Having accorded appellant standing I would nevertheless overrule his objections to the evidence, because I think the seizure of it was not in violation of his constitutionally protected rights. There was probable cause, the police commendably obtained a search warrant from a magistrate, and properly obtained the evidence.
One other matter should be mentioned. Appellant contends that he was denied the right to question an informer on the issue of reliability of information given to the officer who applied for the search warrant. The present case I think does not present any error which justifies any further proceedings because of this matter. The court was not obligated to produce the informer, and no continuance was requested to enable the defense to do so.
I join in affirming the conviction, and am authorized to say that Judge *318EDGERTONand Judge WASHINGTON join in this opinion.

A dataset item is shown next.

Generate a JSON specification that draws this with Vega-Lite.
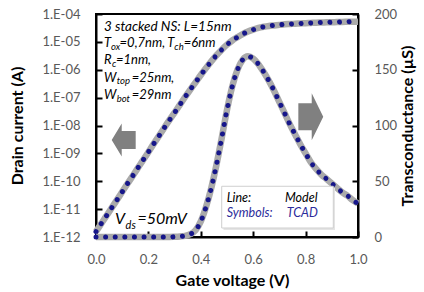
{
  "$schema": "https://vega.github.io/schema/vega-lite/v6.json",
  "width": 262,
  "height": 223,
  "autosize": {"type": "none"},
  "padding": {"left": 96, "top": 14, "right": 66, "bottom": 55},
  "background": "white",
  "config": {
    "view": {"stroke": "black", "strokeWidth": 2},
    "font": "Lato",
    "axis": {
      "domainColor": "black", "domainWidth": 2,
      "tickColor": "black", "tickWidth": 2, "tickSize": -6,
      "labelColor": "#595959", "labelFont": "Lato", "labelFontSize": 13, "labelPadding": 22,
      "labelFlush": false,
      "titleFont": "Lato", "titleFontSize": 16, "titleFontWeight": "bold", "titleColor": "black",
      "grid": false
    }
  },
  "datasets": {
    "curves": [
      {"vg": 0.00, "id": 1.55e-12, "gm": 0},
      {"vg": 0.02, "id": 3.02e-12, "gm": 0},
      {"vg": 0.04, "id": 5.75e-12, "gm": 0},
      {"vg": 0.06, "id": 1.12e-11, "gm": 0},
      {"vg": 0.08, "id": 2.14e-11, "gm": 0},
      {"vg": 0.10, "id": 4.17e-11, "gm": 0},
      {"vg": 0.12, "id": 8.13e-11, "gm": 0},
      {"vg": 0.14, "id": 1.55e-10, "gm": 0},
      {"vg": 0.16, "id": 3.02e-10, "gm": 0},
      {"vg": 0.18, "id": 5.75e-10, "gm": 0},
      {"vg": 0.20, "id": 1.12e-9, "gm": 0},
      {"vg": 0.22, "id": 2.19e-9, "gm": 0},
      {"vg": 0.24, "id": 4.17e-9, "gm": 0},
      {"vg": 0.26, "id": 8.13e-9, "gm": 0},
      {"vg": 0.28, "id": 1.55e-8, "gm": 0},
      {"vg": 0.30, "id": 2.88e-8, "gm": 0.2},
      {"vg": 0.32, "id": 5.50e-8, "gm": 0.5},
      {"vg": 0.34, "id": 1.05e-7, "gm": 1},
      {"vg": 0.36, "id": 1.95e-7, "gm": 2.5},
      {"vg": 0.38, "id": 3.55e-7, "gm": 6},
      {"vg": 0.40, "id": 6.46e-7, "gm": 14},
      {"vg": 0.42, "id": 1.15e-6, "gm": 27},
      {"vg": 0.44, "id": 2.00e-6, "gm": 44},
      {"vg": 0.46, "id": 3.31e-6, "gm": 65},
      {"vg": 0.48, "id": 5.25e-6, "gm": 89},
      {"vg": 0.50, "id": 7.94e-6, "gm": 114},
      {"vg": 0.52, "id": 1.12e-5, "gm": 135},
      {"vg": 0.54, "id": 1.48e-5, "gm": 150},
      {"vg": 0.56, "id": 1.91e-5, "gm": 159},
      {"vg": 0.58, "id": 2.34e-5, "gm": 162},
      {"vg": 0.60, "id": 2.75e-5, "gm": 160},
      {"vg": 0.62, "id": 3.16e-5, "gm": 155},
      {"vg": 0.64, "id": 3.47e-5, "gm": 148},
      {"vg": 0.66, "id": 3.72e-5, "gm": 140},
      {"vg": 0.68, "id": 3.89e-5, "gm": 131},
      {"vg": 0.70, "id": 4.07e-5, "gm": 121},
      {"vg": 0.72, "id": 4.27e-5, "gm": 111},
      {"vg": 0.74, "id": 4.37e-5, "gm": 101},
      {"vg": 0.76, "id": 4.47e-5, "gm": 92},
      {"vg": 0.78, "id": 4.57e-5, "gm": 83},
      {"vg": 0.80, "id": 4.68e-5, "gm": 75},
      {"vg": 0.82, "id": 4.79e-5, "gm": 67},
      {"vg": 0.84, "id": 4.90e-5, "gm": 61},
      {"vg": 0.86, "id": 4.95e-5, "gm": 56},
      {"vg": 0.88, "id": 5.01e-5, "gm": 52},
      {"vg": 0.90, "id": 5.07e-5, "gm": 48},
      {"vg": 0.92, "id": 5.13e-5, "gm": 44},
      {"vg": 0.94, "id": 5.19e-5, "gm": 40},
      {"vg": 0.96, "id": 5.25e-5, "gm": 37},
      {"vg": 0.98, "id": 5.28e-5, "gm": 33},
      {"vg": 1.00, "id": 5.31e-5, "gm": 30}
    ],
    "notes": [
      {"vg": 0.0305, "gm": 188.6, "label": "3 stacked NS: L=15nm", "role": "head"},
      {"vg": 0.0305, "gm": 173.7, "label": "T", "role": "main"},
      {"vg": 0.0573, "gm": 170.4, "label": "ox", "role": "sub"},
      {"vg": 0.0900, "gm": 173.7, "label": "=0,7nm,", "role": "main"},
      {"vg": 0.2720, "gm": 173.7, "label": "T", "role": "main"},
      {"vg": 0.2990, "gm": 170.4, "label": "ch", "role": "sub"},
      {"vg": 0.3350, "gm": 173.7, "label": "=6nm", "role": "main"},
      {"vg": 0.0305, "gm": 158.7, "label": "R", "role": "main"},
      {"vg": 0.0610, "gm": 155.6, "label": "c", "role": "sub"},
      {"vg": 0.0760, "gm": 158.7, "label": "=1nm,", "role": "main"},
      {"vg": 0.0305, "gm": 142.6, "label": "W", "role": "main"},
      {"vg": 0.0790, "gm": 139.5, "label": "top", "role": "sub"},
      {"vg": 0.1360, "gm": 142.6, "label": "=25nm,", "role": "main"},
      {"vg": 0.0305, "gm": 127.4, "label": "W", "role": "main"},
      {"vg": 0.0790, "gm": 124.2, "label": "bot", "role": "sub"},
      {"vg": 0.1360, "gm": 127.4, "label": "=29nm", "role": "main"},
      {"vg": 0.0725, "gm": 16.1, "label": "V", "role": "vds"},
      {"vg": 0.1130, "gm": 9.9, "label": "ds", "role": "vdssub"},
      {"vg": 0.1580, "gm": 16.1, "label": "=50mV", "role": "vds"},
      {"vg": 0.4989, "gm": 35.0, "label": "Line:", "role": "legend"},
      {"vg": 0.7214, "gm": 35.0, "label": "Model", "role": "legend"},
      {"vg": 0.4989, "gm": 21.5, "label": "Symbols:", "role": "legendblue"},
      {"vg": 0.7279, "gm": 21.5, "label": "TCAD", "role": "legendblue"}
    ],
    "boxes": [
      {"vg": 0.4866, "vg2": 0.9122, "gm": 43.9, "gm2": 6.3, "kind": "shadow"},
      {"vg": 0.4798, "vg2": 0.9057, "gm": 45.5, "gm2": 8.07, "kind": "box"}
    ],
    "arrows": [
      {"vg": 0.1057, "gm": 87.0, "dir": "left"},
      {"vg": 0.8198, "gm": 107.9, "dir": "right"}
    ]
  },
  "layer": [
    {
      "data": {"name": "curves"},
      "encoding": {
        "x": {"field": "vg", "type": "quantitative", "title": "Gate voltage (V)",
              "scale": {"domain": [0, 1], "nice": false},
              "axis": {"values": [0, 0.2, 0.4, 0.6, 0.8, 1.0], "format": ".1f", "titlePadding": 6, "titleX": 136}},
        "y": {"field": "id", "type": "quantitative", "title": "Drain current (A)",
              "scale": {"type": "log", "domain": [1e-12, 1e-4]},
              "axis": {"values": [1e-12, 1e-11, 1e-10, 1e-9, 1e-8, 1e-7, 1e-6, 1e-5, 1e-4],
                       "labelExpr": "'1.E-' + format(-round(log(datum.value)/LN10), '02d')",
                       "titlePadding": 16}}
      },
      "layer": [
        {"mark": {"type": "line", "color": "#aaaaaa", "strokeWidth": 6.5, "interpolate": "monotone"}},
        {"mark": {"type": "line", "color": "#16168a", "strokeWidth": 5, "strokeDash": [0.01, 9.6], "strokeCap": "round", "interpolate": "monotone"}}
      ]
    },
    {
      "layer": [
        {
          "data": {"name": "curves"},
          "mark": {"type": "line", "color": "#aaaaaa", "strokeWidth": 6.5, "interpolate": "monotone"},
          "encoding": {
            "x": {"field": "vg", "type": "quantitative", "title": "Gate voltage (V)"},
            "y": {"field": "gm", "type": "quantitative", "title": "Transconductance (µS)",
                  "scale": {"domain": [0, 200], "nice": false},
                  "axis": {"orient": "right", "values": [0, 50, 100, 150, 200], "titleAngle": 270, "titlePadding": 19}}
          }
        },
        {
          "data": {"name": "curves"},
          "mark": {"type": "line", "color": "#16168a", "strokeWidth": 5, "strokeDash": [0.01, 9.6], "strokeCap": "round", "interpolate": "monotone"},
          "encoding": {
            "x": {"field": "vg", "type": "quantitative", "title": "Gate voltage (V)"},
            "y": {"field": "gm", "type": "quantitative", "title": "Transconductance (µS)"}
          }
        },
        {
          "data": {"name": "boxes"},
          "transform": [{"filter": "datum.kind === 'shadow'"}],
          "mark": {"type": "rect", "fill": "#e4e4e4"},
          "encoding": {
            "x": {"field": "vg", "type": "quantitative", "title": "Gate voltage (V)"},
            "x2": {"field": "vg2"},
            "y": {"field": "gm", "type": "quantitative", "title": "Transconductance (µS)"},
            "y2": {"field": "gm2"}
          }
        },
        {
          "data": {"name": "boxes"},
          "transform": [{"filter": "datum.kind === 'box'"}],
          "mark": {"type": "rect", "fill": "white", "stroke": "#cfcfcf", "strokeWidth": 1},
          "encoding": {
            "x": {"field": "vg", "type": "quantitative", "title": "Gate voltage (V)"},
            "x2": {"field": "vg2"},
            "y": {"field": "gm", "type": "quantitative", "title": "Transconductance (µS)"},
            "y2": {"field": "gm2"}
          }
        },
        {
          "data": {"name": "arrows"},
          "transform": [{"filter": "datum.dir === 'left'"}],
          "mark": {"type": "point", "filled": true, "color": "#808080", "opacity": 1, "size": 1089,
                   "shape": "M 0.727 -0.545 L -0.12 -0.545 L -0.12 -1 L -0.727 0 L -0.12 1 L -0.12 0.545 L 0.727 0.545 Z"},
          "encoding": {
            "x": {"field": "vg", "type": "quantitative", "title": "Gate voltage (V)"},
            "y": {"field": "gm", "type": "quantitative", "title": "Transconductance (µS)"}
          }
        },
        {
          "data": {"name": "arrows"},
          "transform": [{"filter": "datum.dir === 'right'"}],
          "mark": {"type": "point", "filled": true, "color": "#808080", "opacity": 1, "size": 2209,
                   "shape": "M -0.53 -0.574 L 0.04 -0.574 L 0.04 -1 L 0.53 0 L 0.04 1 L 0.04 0.574 L -0.53 0.574 Z"},
          "encoding": {
            "x": {"field": "vg", "type": "quantitative", "title": "Gate voltage (V)"},
            "y": {"field": "gm", "type": "quantitative", "title": "Transconductance (µS)"}
          }
        },
        {
          "data": {"name": "notes"},
          "transform": [{"filter": "datum.role === 'head'"}],
          "mark": {"type": "text", "align": "left", "baseline": "middle", "font": "Lato", "fontStyle": "italic", "fontSize": 13.5, "color": "black"},
          "encoding": {
            "x": {"field": "vg", "type": "quantitative", "title": "Gate voltage (V)"},
            "y": {"field": "gm", "type": "quantitative", "title": "Transconductance (µS)"},
            "text": {"field": "label"}
          }
        },
        {
          "data": {"name": "notes"},
          "transform": [{"filter": "datum.role === 'main'"}],
          "mark": {"type": "text", "align": "left", "baseline": "middle", "font": "Lato", "fontStyle": "italic", "fontSize": 13, "color": "black"},
          "encoding": {
            "x": {"field": "vg", "type": "quantitative", "title": "Gate voltage (V)"},
            "y": {"field": "gm", "type": "quantitative", "title": "Transconductance (µS)"},
            "text": {"field": "label"}
          }
        },
        {
          "data": {"name": "notes"},
          "transform": [{"filter": "datum.role === 'sub'"}],
          "mark": {"type": "text", "align": "left", "baseline": "middle", "font": "Lato", "fontStyle": "italic", "fontSize": 9.5, "color": "black"},
          "encoding": {
            "x": {"field": "vg", "type": "quantitative", "title": "Gate voltage (V)"},
            "y": {"field": "gm", "type": "quantitative", "title": "Transconductance (µS)"},
            "text": {"field": "label"}
          }
        },
        {
          "data": {"name": "notes"},
          "transform": [{"filter": "datum.role === 'vds'"}],
          "mark": {"type": "text", "align": "left", "baseline": "middle", "font": "Lato", "fontStyle": "italic", "fontSize": 16, "color": "black"},
          "encoding": {
            "x": {"field": "vg", "type": "quantitative", "title": "Gate voltage (V)"},
            "y": {"field": "gm", "type": "quantitative", "title": "Transconductance (µS)"},
            "text": {"field": "label"}
          }
        },
        {
          "data": {"name": "notes"},
          "transform": [{"filter": "datum.role === 'vdssub'"}],
          "mark": {"type": "text", "align": "left", "baseline": "middle", "font": "Lato", "fontStyle": "italic", "fontSize": 11, "color": "black"},
          "encoding": {
            "x": {"field": "vg", "type": "quantitative", "title": "Gate voltage (V)"},
            "y": {"field": "gm", "type": "quantitative", "title": "Transconductance (µS)"},
            "text": {"field": "label"}
          }
        },
        {
          "data": {"name": "notes"},
          "transform": [{"filter": "datum.role === 'legend'"}],
          "mark": {"type": "text", "align": "left", "baseline": "middle", "font": "Lato", "fontStyle": "italic", "fontSize": 12.5, "color": "black"},
          "encoding": {
            "x": {"field": "vg", "type": "quantitative", "title": "Gate voltage (V)"},
            "y": {"field": "gm", "type": "quantitative", "title": "Transconductance (µS)"},
            "text": {"field": "label"}
          }
        },
        {
          "data": {"name": "notes"},
          "transform": [{"filter": "datum.role === 'legendblue'"}],
          "mark": {"type": "text", "align": "left", "baseline": "middle", "font": "Lato", "fontStyle": "italic", "fontSize": 12.5, "color": "#2b2b9b"},
          "encoding": {
            "x": {"field": "vg", "type": "quantitative", "title": "Gate voltage (V)"},
            "y": {"field": "gm", "type": "quantitative", "title": "Transconductance (µS)"},
            "text": {"field": "label"}
          }
        }
      ]
    }
  ],
  "resolve": {"scale": {"y": "independent"}}
}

. A painstaking review of the cases is contained in the dissenting opinion of Mr. Justice Frankfurter in Harris v. United States, 331 U.S. 145, 155, 67 S.Ct. 1098, 1104, 91 L.Ed. 1399. See, also, the opinion's reference to the Act of June 15, 1917, 40 Stat. 228, at 331 U.S. 165, 67 S.Ct. 1108.

. See our opinion, for example, in Jeffers v. United States, 88 U.S.App.D.C. 58, 187 F.2d 498, affirmed 342 U.S. 48, 72 S.Ct. 93, 96 L.Ed. 59. In that case, however, the present question was not involved. On standing the emphasis was that the accused claimed ownership of the property seized, which made it unnecessary also to establish an interest in the premises searched.